Problem requirements
Gather all lines in the entries that include the word "this".
☆ ☆ ☆ ☆ ☆
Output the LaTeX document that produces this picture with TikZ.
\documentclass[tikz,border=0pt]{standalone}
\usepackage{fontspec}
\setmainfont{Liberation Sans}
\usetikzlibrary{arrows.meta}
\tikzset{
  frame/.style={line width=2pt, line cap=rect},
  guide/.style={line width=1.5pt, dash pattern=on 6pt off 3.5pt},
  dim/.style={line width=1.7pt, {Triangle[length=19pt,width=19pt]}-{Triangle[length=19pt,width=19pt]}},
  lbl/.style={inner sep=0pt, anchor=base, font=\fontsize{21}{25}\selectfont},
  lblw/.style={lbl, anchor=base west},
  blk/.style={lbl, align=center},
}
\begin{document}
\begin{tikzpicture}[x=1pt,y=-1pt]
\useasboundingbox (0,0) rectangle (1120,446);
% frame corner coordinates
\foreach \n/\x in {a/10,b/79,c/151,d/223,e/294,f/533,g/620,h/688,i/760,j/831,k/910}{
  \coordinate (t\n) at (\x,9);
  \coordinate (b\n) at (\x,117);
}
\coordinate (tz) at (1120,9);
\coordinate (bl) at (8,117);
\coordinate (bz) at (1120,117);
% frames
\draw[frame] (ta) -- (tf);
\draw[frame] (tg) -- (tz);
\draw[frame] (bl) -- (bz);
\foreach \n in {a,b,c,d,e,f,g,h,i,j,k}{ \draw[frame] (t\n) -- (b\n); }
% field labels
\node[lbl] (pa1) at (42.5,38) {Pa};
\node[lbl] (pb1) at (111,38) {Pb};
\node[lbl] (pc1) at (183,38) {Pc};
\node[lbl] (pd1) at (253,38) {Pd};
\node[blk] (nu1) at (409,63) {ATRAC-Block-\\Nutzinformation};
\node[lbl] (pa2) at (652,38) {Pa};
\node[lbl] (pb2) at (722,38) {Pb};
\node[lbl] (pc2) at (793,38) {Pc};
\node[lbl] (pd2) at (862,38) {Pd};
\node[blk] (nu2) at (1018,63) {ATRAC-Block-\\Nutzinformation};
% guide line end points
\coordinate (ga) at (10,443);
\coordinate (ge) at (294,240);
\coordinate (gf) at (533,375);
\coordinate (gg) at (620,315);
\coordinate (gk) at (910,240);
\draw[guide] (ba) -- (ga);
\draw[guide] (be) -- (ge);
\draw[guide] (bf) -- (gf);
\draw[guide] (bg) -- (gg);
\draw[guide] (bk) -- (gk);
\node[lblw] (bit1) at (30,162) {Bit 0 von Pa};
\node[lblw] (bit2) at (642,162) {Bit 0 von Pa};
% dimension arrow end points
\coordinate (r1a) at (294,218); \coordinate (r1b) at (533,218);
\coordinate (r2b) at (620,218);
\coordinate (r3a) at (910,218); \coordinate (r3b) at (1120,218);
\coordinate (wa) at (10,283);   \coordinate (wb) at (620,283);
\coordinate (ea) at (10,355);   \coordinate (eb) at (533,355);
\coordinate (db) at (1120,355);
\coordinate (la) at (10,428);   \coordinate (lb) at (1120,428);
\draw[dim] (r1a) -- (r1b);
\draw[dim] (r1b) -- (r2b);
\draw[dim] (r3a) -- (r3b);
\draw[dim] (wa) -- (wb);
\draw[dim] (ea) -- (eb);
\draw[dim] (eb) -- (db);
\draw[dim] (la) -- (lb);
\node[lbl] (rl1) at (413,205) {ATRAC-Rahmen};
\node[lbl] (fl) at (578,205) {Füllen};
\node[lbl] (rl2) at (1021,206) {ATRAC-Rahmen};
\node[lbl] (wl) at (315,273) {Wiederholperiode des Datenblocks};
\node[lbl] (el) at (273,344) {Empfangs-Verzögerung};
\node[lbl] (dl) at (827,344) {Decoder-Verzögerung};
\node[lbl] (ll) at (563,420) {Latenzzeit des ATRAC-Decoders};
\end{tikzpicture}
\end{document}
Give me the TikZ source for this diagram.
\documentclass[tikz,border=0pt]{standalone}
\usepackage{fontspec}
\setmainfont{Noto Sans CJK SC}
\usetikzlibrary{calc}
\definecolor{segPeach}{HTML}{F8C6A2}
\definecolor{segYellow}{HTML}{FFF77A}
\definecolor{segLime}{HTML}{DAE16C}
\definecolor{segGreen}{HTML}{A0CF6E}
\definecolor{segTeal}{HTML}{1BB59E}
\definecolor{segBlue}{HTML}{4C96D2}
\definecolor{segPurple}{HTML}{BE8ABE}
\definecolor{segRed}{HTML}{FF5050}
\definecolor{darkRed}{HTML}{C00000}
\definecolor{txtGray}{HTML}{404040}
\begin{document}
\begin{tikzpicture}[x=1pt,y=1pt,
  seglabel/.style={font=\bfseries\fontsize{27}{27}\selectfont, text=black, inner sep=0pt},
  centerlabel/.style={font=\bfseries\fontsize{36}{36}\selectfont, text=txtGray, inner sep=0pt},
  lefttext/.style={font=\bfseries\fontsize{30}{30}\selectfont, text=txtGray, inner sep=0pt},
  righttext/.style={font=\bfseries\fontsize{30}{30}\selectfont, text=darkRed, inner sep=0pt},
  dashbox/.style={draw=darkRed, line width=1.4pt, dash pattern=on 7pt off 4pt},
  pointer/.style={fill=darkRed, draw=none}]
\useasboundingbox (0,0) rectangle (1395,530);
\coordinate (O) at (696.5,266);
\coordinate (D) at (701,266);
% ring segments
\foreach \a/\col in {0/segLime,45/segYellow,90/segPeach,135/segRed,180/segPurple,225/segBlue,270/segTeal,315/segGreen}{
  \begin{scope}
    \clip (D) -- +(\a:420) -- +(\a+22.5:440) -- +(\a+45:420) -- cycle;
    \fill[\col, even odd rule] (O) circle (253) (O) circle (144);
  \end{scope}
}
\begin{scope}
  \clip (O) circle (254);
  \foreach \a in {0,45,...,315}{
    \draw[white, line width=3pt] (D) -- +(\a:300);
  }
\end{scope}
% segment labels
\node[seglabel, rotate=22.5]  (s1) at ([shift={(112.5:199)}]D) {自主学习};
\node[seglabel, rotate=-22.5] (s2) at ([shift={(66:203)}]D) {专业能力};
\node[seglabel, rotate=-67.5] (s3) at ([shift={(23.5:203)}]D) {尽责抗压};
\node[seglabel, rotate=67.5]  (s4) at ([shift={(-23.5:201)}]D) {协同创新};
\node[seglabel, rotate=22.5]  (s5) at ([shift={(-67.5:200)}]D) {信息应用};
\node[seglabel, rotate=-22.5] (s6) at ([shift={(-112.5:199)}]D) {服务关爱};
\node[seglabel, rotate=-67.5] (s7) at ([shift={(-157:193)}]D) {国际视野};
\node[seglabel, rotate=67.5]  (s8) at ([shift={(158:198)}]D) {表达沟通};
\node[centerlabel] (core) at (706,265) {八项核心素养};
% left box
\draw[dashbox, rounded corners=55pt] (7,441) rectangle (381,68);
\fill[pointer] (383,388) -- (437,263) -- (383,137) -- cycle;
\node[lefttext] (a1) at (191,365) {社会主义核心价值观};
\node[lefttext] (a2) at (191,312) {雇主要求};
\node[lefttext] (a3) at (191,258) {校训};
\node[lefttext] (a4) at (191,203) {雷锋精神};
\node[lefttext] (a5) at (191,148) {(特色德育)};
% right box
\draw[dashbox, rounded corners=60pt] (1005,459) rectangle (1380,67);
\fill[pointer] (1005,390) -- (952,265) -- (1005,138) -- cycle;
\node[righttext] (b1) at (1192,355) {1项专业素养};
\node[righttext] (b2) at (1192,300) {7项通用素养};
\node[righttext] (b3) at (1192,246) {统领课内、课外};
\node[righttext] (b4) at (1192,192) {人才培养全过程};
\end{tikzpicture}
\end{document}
☆ ☆ ☆ ☆ ☆
Exercise answer
Output the LaTeX document that produces this picture with TikZ.
Give me the TikZ source for this diagram.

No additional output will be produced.